In Mumbai, the chilling murder of Adnan Patrawala, the 16-year-old son of a Lokhandwala businessman, on August 20, 2007, left the city stunned. He had left home two days before his body was recovered from the marshes near Palm Beach Road in a distant suburb. Investigations revealed that the crime was committed by three youngsters acquainted with Adnan, among them Ayush Bhatt, 19, and Khimesh Ambavat, 18, both from well-to-do families. Adnan had been kidnapped for a ransom of Rs 2 crore, but in the end, it all went horribly wrong.
Then, in a startling throwback to the Adnan case, two teenagers kidnapped and murdered their friend, Rizvi College student Mukeem Khan, 17, on February 13 last year. The accused, Amir Shaikh and Sarfraz Shaikh were 19 and 17.

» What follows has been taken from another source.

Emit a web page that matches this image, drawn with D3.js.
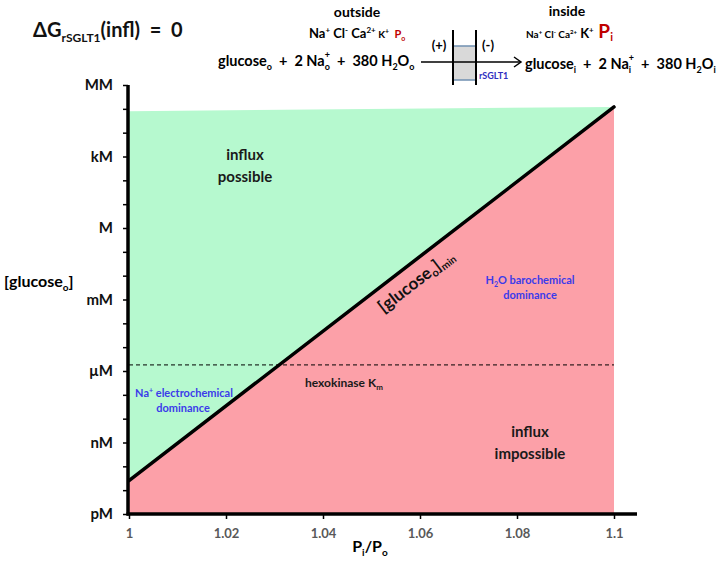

At just 10, Chavanni, driven out of home by his parents, nosedived into crime. He changed his name as many times as the cases filed against him. At 13, he was already a gang leader. Around 17 now, Chavanni has an elaborate wardrobe which he uses to hoodwink victims. The teenaged Jalandhar don, who brazenly flaunts his love for smack and whiskey, was probably the youngest addict in the region to be booked under the stringent Narcotic Drugs and Psychotropic Substances Act.
This came even as a12-year old was arrested in July 2008 in connection with the death of his friend Sagar, 11.